President Trump has requested an increase to the budget for the nuclear weapons stockpile. Further, his request reduces funds for science, environmental cleanup and other programs that meet human needs.
It is clear, with the coronavirus crisis that has shaken our country, that we need more civilian science and infrastructure, not new weapons of nuclear destruction. Rather than building weapons at the expense of everything else, the United States should meet its security goals with fewer warheads and more funding for programs that actually make us safer, such as education, science, health systems and environmental protection.
With this in mind, it looks like the administration’s budget request for fiscal 2021 has its priorities backwards.

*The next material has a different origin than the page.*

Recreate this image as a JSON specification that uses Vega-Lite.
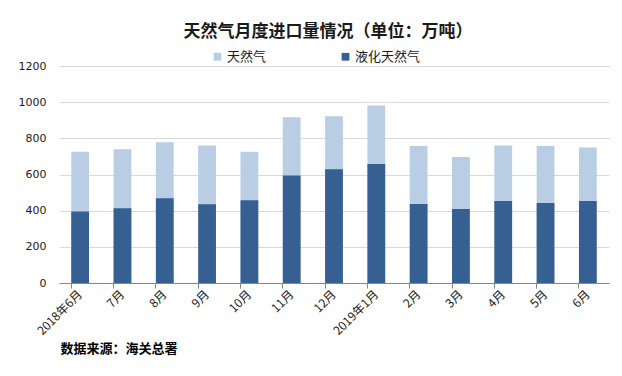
{
  "$schema": "https://vega.github.io/schema/vega-lite/v6.json",
  "width": 550,
  "height": 217,
  "autosize": {"type": "none"},
  "padding": {"left": 59, "top": 66, "right": 13, "bottom": 93},
  "background": "white",
  "title": {
    "text": "天然气月度进口量情况（单位：万吨）",
    "font": "Noto Sans CJK SC",
    "fontSize": 17,
    "fontWeight": "bold",
    "color": "#1a1a1a",
    "anchor": "middle",
    "dx": -6,
    "offset": 9
  },
  "data": {
    "values": [
      {"month": "2018年6月", "series": "天然气", "value": 726},
      {"month": "7月", "series": "天然气", "value": 739},
      {"month": "8月", "series": "天然气", "value": 778},
      {"month": "9月", "series": "天然气", "value": 761},
      {"month": "10月", "series": "天然气", "value": 726},
      {"month": "11月", "series": "天然气", "value": 916},
      {"month": "12月", "series": "天然气", "value": 922},
      {"month": "2019年1月", "series": "天然气", "value": 982},
      {"month": "2月", "series": "天然气", "value": 758},
      {"month": "3月", "series": "天然气", "value": 697},
      {"month": "4月", "series": "天然气", "value": 761},
      {"month": "5月", "series": "天然气", "value": 758},
      {"month": "6月", "series": "天然气", "value": 750},
      {"month": "2018年6月", "series": "液化天然气", "value": 396},
      {"month": "7月", "series": "液化天然气", "value": 413},
      {"month": "8月", "series": "液化天然气", "value": 468},
      {"month": "9月", "series": "液化天然气", "value": 435},
      {"month": "10月", "series": "液化天然气", "value": 457},
      {"month": "11月", "series": "液化天然气", "value": 595},
      {"month": "12月", "series": "液化天然气", "value": 629},
      {"month": "2019年1月", "series": "液化天然气", "value": 658},
      {"month": "2月", "series": "液化天然气", "value": 437},
      {"month": "3月", "series": "液化天然气", "value": 409},
      {"month": "4月", "series": "液化天然气", "value": 453},
      {"month": "5月", "series": "液化天然气", "value": 442},
      {"month": "6月", "series": "液化天然气", "value": 453}
    ]
  },
  "mark": {"type": "bar"},
  "encoding": {
    "x": {
      "field": "month",
      "type": "nominal",
      "sort": null,
      "scale": {"paddingInner": 0.58, "paddingOuter": 0.29},
      "axis": {
        "title": "数据来源：海关总署",
        "titleFont": "Noto Sans CJK SC",
        "titleFontSize": 13,
        "titleFontWeight": "bold",
        "titleColor": "#000000",
        "titleAnchor": "start",
        "titleAlign": "left",
        "titleBaseline": "middle",
        "titleX": 1,
        "titleY": 65,
        "labelAngle": -45,
        "labelAlign": "right",
        "labelBaseline": "middle",
        "labelFont": "Noto Sans CJK SC",
        "labelFontSize": 12,
        "labelColor": "#1a1a1a",
        "labelPadding": 4,
        "bandPosition": 0,
        "domainColor": "#868686",
        "tickColor": "#868686",
        "tickSize": 5,
        "grid": false
      }
    },
    "y": {
      "field": "value",
      "type": "quantitative",
      "stack": null,
      "scale": {"domain": [0, 1200]},
      "axis": {
        "title": null,
        "format": "d",
        "values": [0, 200, 400, 600, 800, 1000, 1200],
        "labelFont": "DejaVu Sans",
        "labelFontSize": 11,
        "labelColor": "#1a1a1a",
        "labelPadding": 13,
        "domain": false,
        "ticks": false,
        "gridColor": "#d9d9d9"
      }
    },
    "color": {
      "field": "series",
      "type": "nominal",
      "scale": {"domain": ["天然气", "液化天然气"], "range": ["#b9cde5", "#376092"]},
      "legend": {
        "title": null,
        "orient": "none",
        "direction": "horizontal",
        "legendX": 152,
        "legendY": -16,
        "symbolType": "square",
        "symbolSize": 60,
        "symbolStrokeWidth": 0,
        "labelFont": "Noto Sans CJK SC",
        "labelFontSize": 13,
        "labelColor": "#1a1a1a",
        "labelOffset": 3,
        "columnPadding": 72
      }
    }
  },
  "config": {"view": {"stroke": null}}
}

One example can be found in the funding for the Lawrence Livermore National Laboratory. The overall funding request is for more than $2 billion, up 7% from last year. Yet, the budget for science at the lab will shrink in fiscal 2021 to 1.7% of the total funding ($36 million).
Livermore Lab has four of the top 10 most serious “High Risk” facilities in the nation at its main site. It also has another “High Risk” facility at Site 300 near Tracy. Tri-Valley CAREs members have raised the alarm in Washington, D.C., and locally about these abandoned buildings and the complexity of this matter.
It is sad to see that our community is forgotten, workers and the public are put at risk, and our tax money is gong towards harmful nuclear weapons rather than cleaning up the contaminants that have been left in place carelessly throughout the years.
I stand for more funding at the lab for civilian science and environmental cleanup. The coronavirus pandemic should be a wake-up call for all of us. I invite lab workers and the community to stand with me.